*WHAT NEEDS TO BE DONE*
Of the lines in these entries, how many contain the string "matplotlib"? Give the number and nothing else.

*DATASET RECORDS*
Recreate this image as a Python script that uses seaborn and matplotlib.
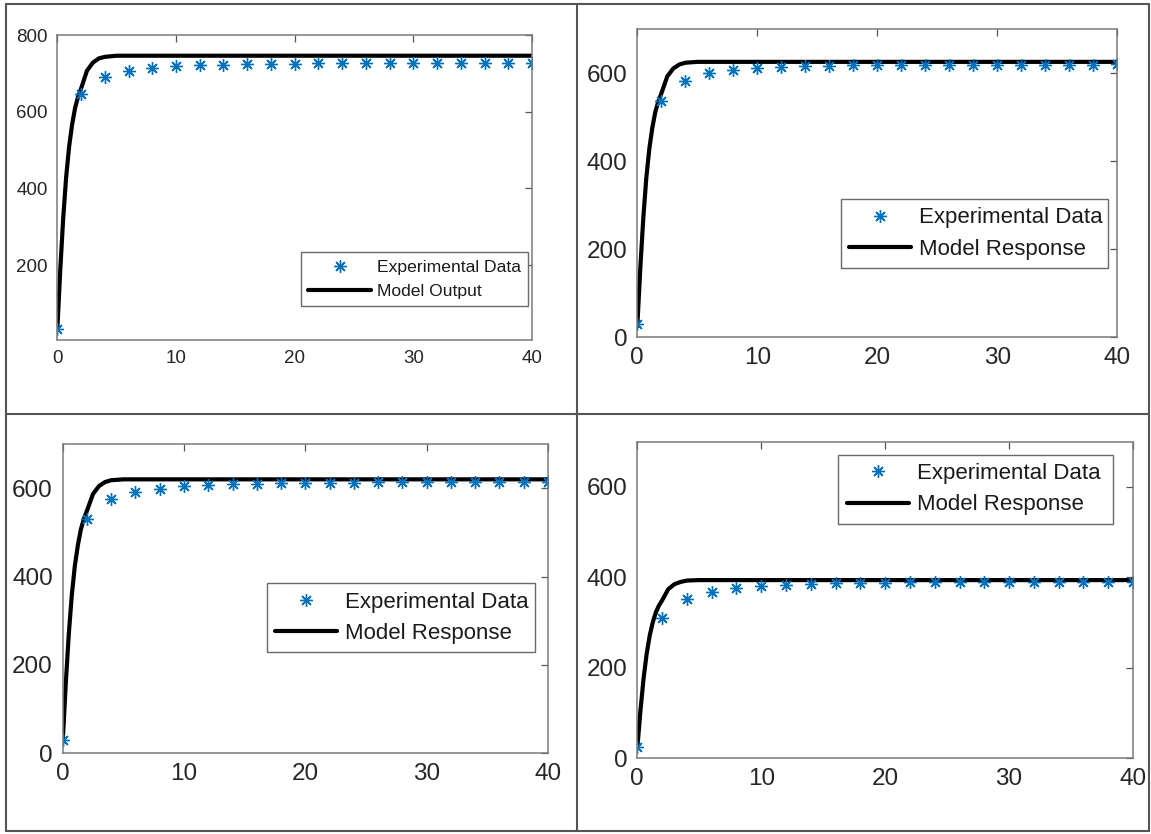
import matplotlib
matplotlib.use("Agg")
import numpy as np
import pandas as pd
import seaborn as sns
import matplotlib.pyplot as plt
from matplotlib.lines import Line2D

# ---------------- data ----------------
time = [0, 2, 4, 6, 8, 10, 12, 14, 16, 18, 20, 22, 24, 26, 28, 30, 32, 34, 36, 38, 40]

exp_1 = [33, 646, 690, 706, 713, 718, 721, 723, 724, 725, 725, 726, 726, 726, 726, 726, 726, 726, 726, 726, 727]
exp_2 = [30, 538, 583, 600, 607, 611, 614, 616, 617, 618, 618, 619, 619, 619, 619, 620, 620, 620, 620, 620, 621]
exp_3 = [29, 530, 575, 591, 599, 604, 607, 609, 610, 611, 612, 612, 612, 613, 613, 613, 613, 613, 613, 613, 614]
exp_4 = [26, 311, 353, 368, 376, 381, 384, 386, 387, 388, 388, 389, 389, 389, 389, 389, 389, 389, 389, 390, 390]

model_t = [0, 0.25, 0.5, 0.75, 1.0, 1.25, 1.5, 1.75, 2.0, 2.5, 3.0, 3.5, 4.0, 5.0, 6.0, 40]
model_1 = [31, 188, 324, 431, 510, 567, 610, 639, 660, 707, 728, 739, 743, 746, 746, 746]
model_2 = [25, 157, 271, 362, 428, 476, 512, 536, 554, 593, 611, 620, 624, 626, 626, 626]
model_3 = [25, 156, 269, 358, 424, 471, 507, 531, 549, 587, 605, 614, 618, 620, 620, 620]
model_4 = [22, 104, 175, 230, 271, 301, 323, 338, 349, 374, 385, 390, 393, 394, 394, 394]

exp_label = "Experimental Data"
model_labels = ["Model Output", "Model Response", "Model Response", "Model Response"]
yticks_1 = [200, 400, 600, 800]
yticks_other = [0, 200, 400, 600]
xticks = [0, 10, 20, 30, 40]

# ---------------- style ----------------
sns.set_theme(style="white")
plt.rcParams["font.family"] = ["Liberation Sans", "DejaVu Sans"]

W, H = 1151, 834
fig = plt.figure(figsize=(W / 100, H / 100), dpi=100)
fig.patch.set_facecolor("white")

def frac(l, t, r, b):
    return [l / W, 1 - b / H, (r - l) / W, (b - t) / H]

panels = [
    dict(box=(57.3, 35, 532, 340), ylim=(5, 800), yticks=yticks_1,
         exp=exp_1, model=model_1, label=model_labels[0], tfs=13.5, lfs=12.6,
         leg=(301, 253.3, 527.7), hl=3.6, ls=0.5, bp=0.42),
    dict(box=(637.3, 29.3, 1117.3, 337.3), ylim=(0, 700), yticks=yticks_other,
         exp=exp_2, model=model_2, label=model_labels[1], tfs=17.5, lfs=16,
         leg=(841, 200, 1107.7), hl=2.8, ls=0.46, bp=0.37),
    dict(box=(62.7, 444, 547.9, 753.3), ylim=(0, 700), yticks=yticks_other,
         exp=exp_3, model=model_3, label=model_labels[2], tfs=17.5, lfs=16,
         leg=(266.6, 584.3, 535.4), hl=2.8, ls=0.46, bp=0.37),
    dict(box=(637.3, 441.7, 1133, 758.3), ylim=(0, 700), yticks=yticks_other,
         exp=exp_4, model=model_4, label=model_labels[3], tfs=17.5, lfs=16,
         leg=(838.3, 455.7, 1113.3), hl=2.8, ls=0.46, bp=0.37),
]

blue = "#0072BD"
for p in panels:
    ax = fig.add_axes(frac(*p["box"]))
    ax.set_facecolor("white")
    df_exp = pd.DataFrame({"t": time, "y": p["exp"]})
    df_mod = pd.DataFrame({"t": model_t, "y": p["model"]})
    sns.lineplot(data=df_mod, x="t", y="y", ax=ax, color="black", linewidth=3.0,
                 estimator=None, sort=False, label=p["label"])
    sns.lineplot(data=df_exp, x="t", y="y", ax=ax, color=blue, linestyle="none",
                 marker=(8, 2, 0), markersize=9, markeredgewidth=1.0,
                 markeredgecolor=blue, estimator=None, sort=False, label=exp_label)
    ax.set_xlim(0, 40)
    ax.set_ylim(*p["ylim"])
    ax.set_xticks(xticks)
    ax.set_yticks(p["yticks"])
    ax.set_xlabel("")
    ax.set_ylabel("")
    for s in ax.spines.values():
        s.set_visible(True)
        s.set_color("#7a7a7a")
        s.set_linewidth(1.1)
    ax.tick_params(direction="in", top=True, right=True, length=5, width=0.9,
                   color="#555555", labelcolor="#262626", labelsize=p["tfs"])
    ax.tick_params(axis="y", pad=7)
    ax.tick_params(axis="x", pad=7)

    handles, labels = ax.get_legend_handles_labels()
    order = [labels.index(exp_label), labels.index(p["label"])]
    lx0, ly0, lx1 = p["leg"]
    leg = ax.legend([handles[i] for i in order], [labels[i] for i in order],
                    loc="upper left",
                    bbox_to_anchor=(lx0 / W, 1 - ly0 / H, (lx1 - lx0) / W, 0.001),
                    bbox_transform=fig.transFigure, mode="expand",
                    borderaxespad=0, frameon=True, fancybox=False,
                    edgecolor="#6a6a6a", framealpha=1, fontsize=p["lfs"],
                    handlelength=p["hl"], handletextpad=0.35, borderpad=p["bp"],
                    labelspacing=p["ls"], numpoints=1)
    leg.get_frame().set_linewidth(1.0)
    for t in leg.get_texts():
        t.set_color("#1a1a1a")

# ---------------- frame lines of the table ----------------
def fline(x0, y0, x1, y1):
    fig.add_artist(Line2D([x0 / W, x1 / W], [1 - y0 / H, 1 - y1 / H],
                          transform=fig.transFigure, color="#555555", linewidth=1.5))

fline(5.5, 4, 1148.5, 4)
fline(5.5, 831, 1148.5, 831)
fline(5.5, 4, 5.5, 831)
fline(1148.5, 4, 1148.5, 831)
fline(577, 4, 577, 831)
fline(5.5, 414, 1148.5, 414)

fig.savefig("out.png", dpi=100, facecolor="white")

...

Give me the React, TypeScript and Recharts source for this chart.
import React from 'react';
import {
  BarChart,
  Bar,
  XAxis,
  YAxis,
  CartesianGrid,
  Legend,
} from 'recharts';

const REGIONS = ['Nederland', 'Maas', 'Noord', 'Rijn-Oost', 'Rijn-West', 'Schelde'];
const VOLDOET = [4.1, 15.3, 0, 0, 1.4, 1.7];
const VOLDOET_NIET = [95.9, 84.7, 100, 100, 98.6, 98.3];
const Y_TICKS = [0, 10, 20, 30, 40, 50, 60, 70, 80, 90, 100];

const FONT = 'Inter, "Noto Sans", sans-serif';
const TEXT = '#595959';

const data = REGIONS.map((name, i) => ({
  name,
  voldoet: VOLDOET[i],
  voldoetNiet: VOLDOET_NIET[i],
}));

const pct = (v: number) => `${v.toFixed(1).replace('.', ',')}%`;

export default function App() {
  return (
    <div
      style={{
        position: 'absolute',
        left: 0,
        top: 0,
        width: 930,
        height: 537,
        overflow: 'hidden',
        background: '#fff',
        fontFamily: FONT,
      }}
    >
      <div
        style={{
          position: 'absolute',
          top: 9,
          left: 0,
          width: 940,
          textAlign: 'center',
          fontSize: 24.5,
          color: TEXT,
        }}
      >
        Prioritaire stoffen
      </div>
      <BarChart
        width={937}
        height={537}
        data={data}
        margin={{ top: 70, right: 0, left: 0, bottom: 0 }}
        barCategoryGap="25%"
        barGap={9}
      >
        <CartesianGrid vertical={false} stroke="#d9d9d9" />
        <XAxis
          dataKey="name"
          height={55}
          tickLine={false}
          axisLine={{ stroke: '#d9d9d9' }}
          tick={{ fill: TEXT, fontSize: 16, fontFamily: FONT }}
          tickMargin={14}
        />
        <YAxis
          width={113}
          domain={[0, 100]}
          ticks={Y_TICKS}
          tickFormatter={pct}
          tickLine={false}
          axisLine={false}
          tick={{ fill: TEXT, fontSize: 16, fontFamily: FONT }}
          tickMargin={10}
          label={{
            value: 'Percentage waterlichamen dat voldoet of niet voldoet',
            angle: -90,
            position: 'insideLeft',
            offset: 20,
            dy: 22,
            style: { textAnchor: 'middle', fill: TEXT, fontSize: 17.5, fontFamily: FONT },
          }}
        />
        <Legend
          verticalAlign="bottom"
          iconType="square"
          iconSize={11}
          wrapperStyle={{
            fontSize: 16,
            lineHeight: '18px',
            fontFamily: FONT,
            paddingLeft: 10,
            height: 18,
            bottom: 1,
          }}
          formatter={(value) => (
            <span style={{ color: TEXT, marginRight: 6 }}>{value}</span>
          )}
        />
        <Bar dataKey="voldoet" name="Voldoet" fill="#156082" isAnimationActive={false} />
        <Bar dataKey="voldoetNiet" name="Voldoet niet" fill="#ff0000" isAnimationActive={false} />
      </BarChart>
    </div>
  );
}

*SOLVED PROBLEM*
5